DESCRIPTION OF THE TASK:
Copy the lines from the start of the records below through the line containing "var yTicks = [0, 25, 50, 75];", both included, and leave out the pictures.

------

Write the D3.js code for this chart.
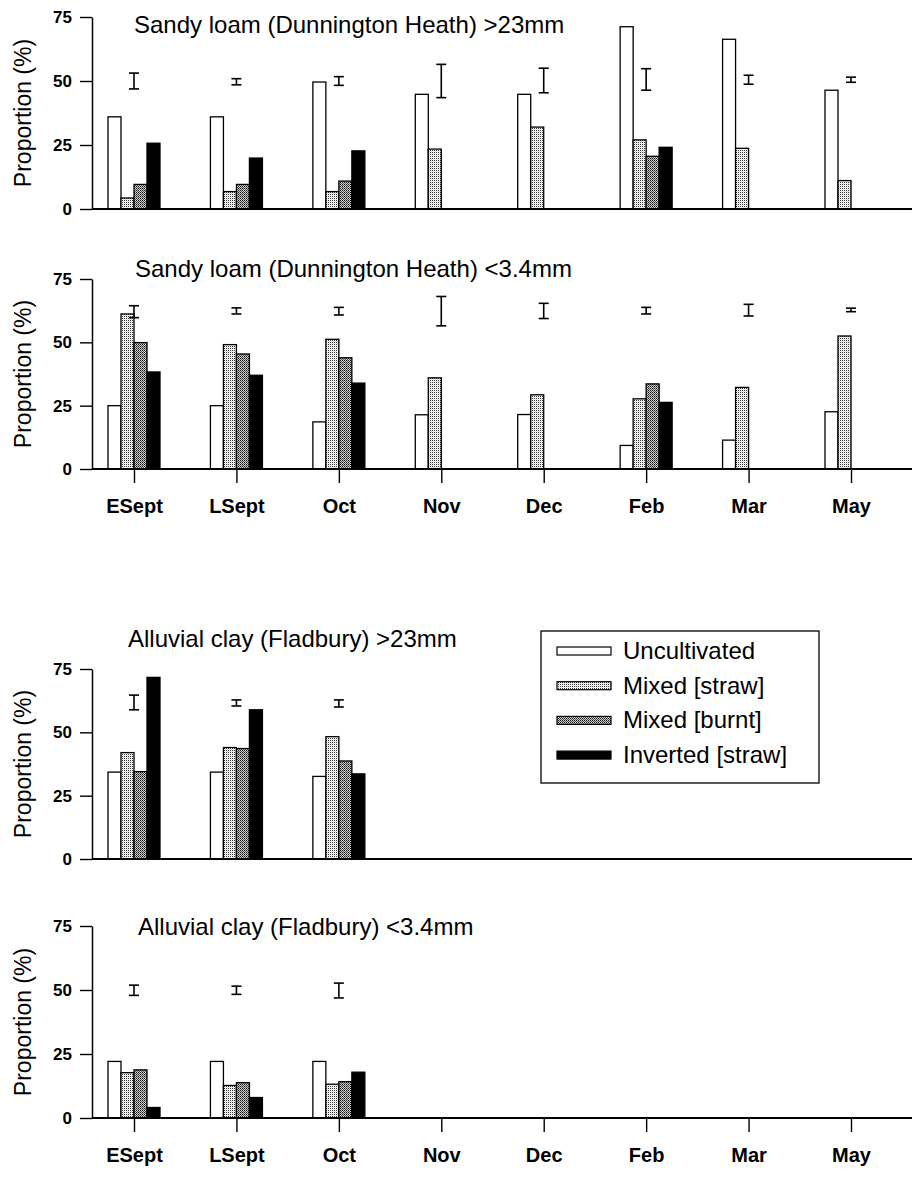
<!DOCTYPE html>
<html>
<head>
<meta charset="utf-8">
<script src="https://cdn.jsdelivr.net/npm/d3@7"></script>
<style>
  body { margin: 0; background: #fff; }
  svg { display: block; font-family: "Liberation Sans", Arial, sans-serif; }
</style>
</head>
<body>
<svg id="chart" width="914" height="1177"></svg>
<script>
// categories and series
var months = ["ESept", "LSept", "Oct", "Nov", "Dec", "Feb", "Mar", "May"];
var seriesNames = ["Uncultivated", "Mixed [straw]", "Mixed [burnt]", "Inverted [straw]"];
var yTicks = [0, 25, 50, 75];

// Sandy loam >23mm
var sandyCoarseUncult   = [36, 36, 49.6, 44.8, 44.8, 71.2, 66.3, 46.4];
var sandyCoarseStraw    = [4.3, 6.8, 6.8, 23.4, 32, 27, 23.7, 11.1];
var sandyCoarseBurnt    = [9.6, 9.6, 10.9, null, null, 20.6, null, null];
var sandyCoarseInverted = [25.7, 19.9, 22.7, null, null, 24.1, null, null];
var sandyCoarseErrMid   = [50, 49.7, 50, 50, 50.2, 50.6, 50.5, 50.5];
var sandyCoarseErrHalf  = [3.1, 1.2, 1.7, 6.5, 4.8, 4.2, 1.75, 1];

// Sandy loam <3.4mm
var sandyFineUncult   = [25, 25, 18.6, 21.4, 21.5, 9.3, 11.4, 22.6];
var sandyFineStraw    = [61.2, 49.1, 51.2, 36, 29.3, 27.7, 32.2, 52.5];
var sandyFineBurnt    = [49.9, 45.4, 43.9, null, null, 33.6, null, null];
var sandyFineInverted = [38.3, 37, 33.9, null, null, 26.3, null, null];
var sandyFineErrMid   = [62.1, 62.4, 62.3, 62.3, 62.4, 62.5, 62.7, 62.8];
var sandyFineErrHalf  = [2.35, 1.2, 1.5, 5.8, 3, 1.3, 2.3, 0.7];

// Alluvial clay >23mm
var clayCoarseUncult   = [34.3, 34.3, 32.6, null, null, null, null, null];
var clayCoarseStraw    = [42, 44, 48.3, null, null, null, null, null];
var clayCoarseBurnt    = [34.5, 43.6, 38.7, null, null, null, null, null];
var clayCoarseInverted = [71.7, 58.9, 33.6, null, null, null, null, null];
var clayCoarseErrMid   = [61.8, 61.6, 61.4, null, null, null, null, null];
var clayCoarseErrHalf  = [2.9, 1.2, 1.4, null, null, null, null, null];

// Alluvial clay <3.4mm
var clayFineUncult   = [22.1, 22.1, 22.1, null, null, null, null, null];
var clayFineStraw    = [17.7, 12.7, 13.2, null, null, null, null, null];
var clayFineBurnt    = [18.8, 13.8, 14.2, null, null, null, null, null];
var clayFineInverted = [4.1, 8, 17.9, null, null, null, null, null];
var clayFineErrMid   = [49.9, 49.9, 49.8, null, null, null, null, null];
var clayFineErrHalf  = [2, 1.6, 2.9, null, null, null, null, null];

var panels = [
  {title: "Sandy loam (Dunnington Heath) >23mm", top: 17, bottom: 209, tx: 134, ty: 33, labels: false,
   series: [sandyCoarseUncult, sandyCoarseStraw, sandyCoarseBurnt, sandyCoarseInverted],
   mid: sandyCoarseErrMid, half: sandyCoarseErrHalf},
  {title: "Sandy loam (Dunnington Heath) <3.4mm", top: 279, bottom: 469, tx: 135, ty: 277, labels: true,
   series: [sandyFineUncult, sandyFineStraw, sandyFineBurnt, sandyFineInverted],
   mid: sandyFineErrMid, half: sandyFineErrHalf},
  {title: "Alluvial clay (Fladbury) >23mm", top: 669, bottom: 859, tx: 128, ty: 647, labels: false,
   series: [clayCoarseUncult, clayCoarseStraw, clayCoarseBurnt, clayCoarseInverted],
   mid: clayCoarseErrMid, half: clayCoarseErrHalf},
  {title: "Alluvial clay (Fladbury) <3.4mm", top: 926, bottom: 1118, tx: 138, ty: 935, labels: true,
   series: [clayFineUncult, clayFineStraw, clayFineBurnt, clayFineInverted],
   mid: clayFineErrMid, half: clayFineErrHalf}
];

var svg = d3.select("#chart");
var defs = svg.append("defs");

// dotted fills for the two "mixed" treatments
function dotPattern(id, cells) {
  var p = defs.append("pattern").attr("id", id)
    .attr("patternUnits", "userSpaceOnUse").attr("width", 2).attr("height", 2);
  cells.forEach(function(c) {
    p.append("rect").attr("x", c[0]).attr("y", c[1]).attr("width", 1).attr("height", 1).attr("fill", c[2]);
  });
}
dotPattern("straw", [[0, 0, "#333"], [1, 0, "#fff"], [0, 1, "#fff"], [1, 1, "#ddd"]]);
dotPattern("burnt", [[0, 0, "#111"], [1, 0, "#ccc"], [0, 1, "#ccc"], [1, 1, "#555"]]);

var fills = ["#fff", "url(#straw)", "url(#burnt)", "#000"];
var barW = 13;

var x = d3.scalePoint().domain(months).range([134, 851]);
var axisLeftX = 92, axisRightX = 912;

panels.forEach(function(p) {
  var y = d3.scaleLinear().domain([0, 75]).range([p.bottom, p.top]);
  var g = svg.append("g");

  // y axis
  var ya = g.append("g").attr("transform", "translate(" + axisLeftX + ",0)")
    .call(d3.axisLeft(y).tickValues(yTicks).tickSize(12).tickSizeOuter(0).tickPadding(8));
  ya.select(".domain").attr("stroke-width", 1.5);
  ya.selectAll(".tick line").attr("stroke-width", 1.4);
  ya.selectAll(".tick text").attr("font-size", 17).attr("font-weight", "bold")
    .attr("font-family", "Liberation Sans, Arial, sans-serif").attr("fill", "#000");

  g.append("text")
    .attr("transform", "translate(31," + ((p.top + p.bottom) / 2) + ") rotate(-90)")
    .attr("text-anchor", "middle").attr("font-size", 23)
    .text("Proportion (%)");

  // bars
  p.series.forEach(function(vals, si) {
    g.append("g").selectAll("rect")
      .data(months.map(function(m, i) { return {m: m, v: vals[i]}; }).filter(function(d) { return d.v != null; }))
      .join("rect")
      .attr("x", function(d) { return x(d.m) - 2 * barW + si * barW; })
      .attr("y", function(d) { return y(d.v); })
      .attr("width", barW)
      .attr("height", function(d) { return y(0) - y(d.v); })
      .attr("fill", fills[si])
      .attr("stroke", "#000").attr("stroke-width", 1.3);
  });

  // error bars
  var errs = months.map(function(m, i) { return {m: m, mid: p.mid[i], half: p.half[i]}; })
    .filter(function(d) { return d.mid != null; });
  var eg = g.append("g").attr("stroke", "#000").attr("stroke-width", 1.6);
  errs.forEach(function(d) {
    var cx = x(d.m);
    eg.append("line").attr("x1", cx).attr("x2", cx).attr("y1", y(d.mid + d.half)).attr("y2", y(d.mid - d.half));
    eg.append("line").attr("x1", cx - 5).attr("x2", cx + 5).attr("y1", y(d.mid + d.half)).attr("y2", y(d.mid + d.half));
    eg.append("line").attr("x1", cx - 5).attr("x2", cx + 5).attr("y1", y(d.mid - d.half)).attr("y2", y(d.mid - d.half));
  });

  // baseline
  g.append("line").attr("x1", axisLeftX).attr("x2", axisRightX)
    .attr("y1", y(0)).attr("y2", y(0)).attr("stroke", "#000").attr("stroke-width", 1.8);

  if (p.labels) {
    var xa = g.append("g").attr("transform", "translate(0," + y(0) + ")")
      .call(d3.axisBottom(x).tickSize(14).tickSizeOuter(0).tickPadding(16));
    xa.select(".domain").remove();
    xa.selectAll(".tick line").attr("stroke-width", 1.4);
    xa.selectAll(".tick text").attr("font-size", 20).attr("font-weight", "bold")
      .attr("font-family", "Liberation Sans, Arial, sans-serif").attr("fill", "#000");
  }

  g.append("text").attr("x", p.tx).attr("y", p.ty)
    .attr("font-size", 24).text(p.title);
});

// legend
var lg = svg.append("g");
lg.append("rect").attr("x", 541).attr("y", 631).attr("width", 278).attr("height", 152)
  .attr("fill", "#fff").attr("stroke", "#000").attr("stroke-width", 1.3);
seriesNames.forEach(function(name, i) {
  var cy = 651 + i * 34.7;
  lg.append("rect").attr("x", 557).attr("y", cy - 4).attr("width", 54).attr("height", 8)
    .attr("fill", fills[i]).attr("stroke", "#000").attr("stroke-width", 1.2);
  lg.append("text").attr("x", 623).attr("y", cy + 8).attr("font-size", 24).text(name);
});
</script>
</body>
</html>
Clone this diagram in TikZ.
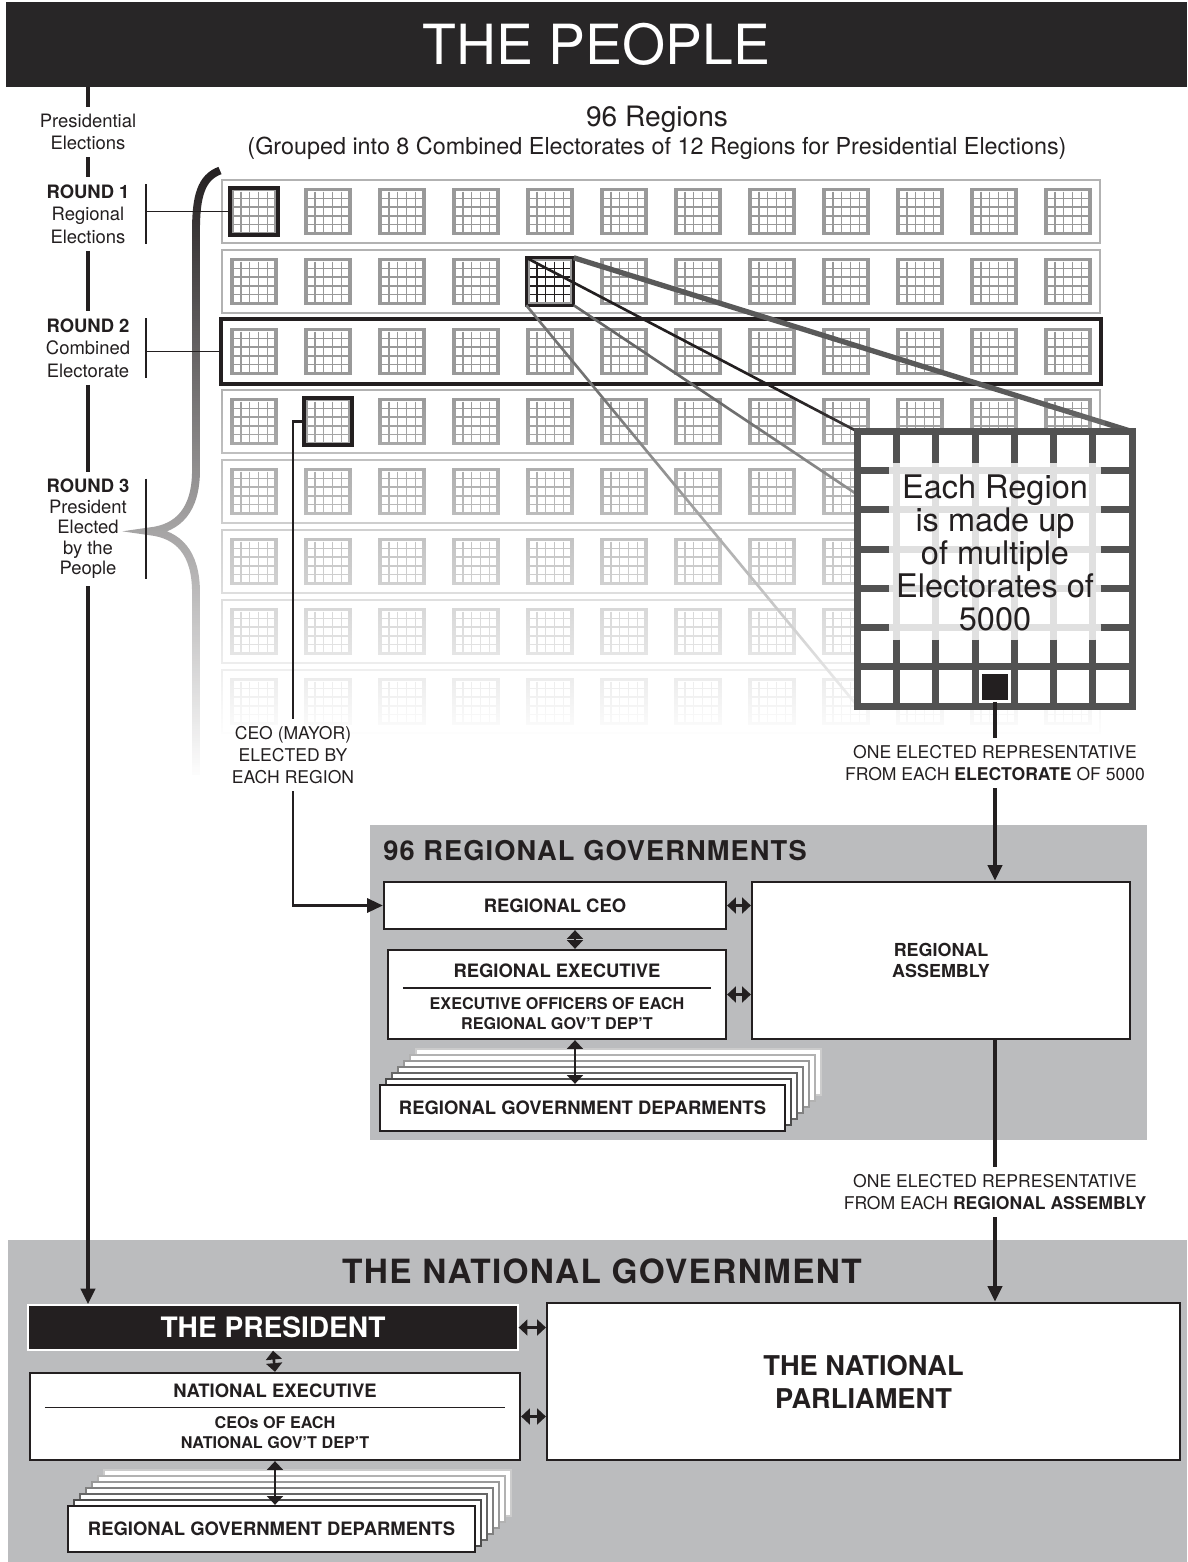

------

SOLUTION FOR THIS PROBLEM:
Write the D3.js code for this chart.
<!DOCTYPE html>
<html>
<head>
<meta charset="utf-8">
<script src="https://cdn.jsdelivr.net/npm/d3@7"></script>
<style>
  body { margin: 0; background: #fff; }
  svg { display: block; font-family: "Liberation Sans", Arial, sans-serif; }
</style>
</head>
<body>
<svg id="chart" width="914" height="1177"></svg>
<script>
// categories and series
var months = ["ESept", "LSept", "Oct", "Nov", "Dec", "Feb", "Mar", "May"];
var seriesNames = ["Uncultivated", "Mixed [straw]", "Mixed [burnt]", "Inverted [straw]"];
var yTicks = [0, 25, 50, 75];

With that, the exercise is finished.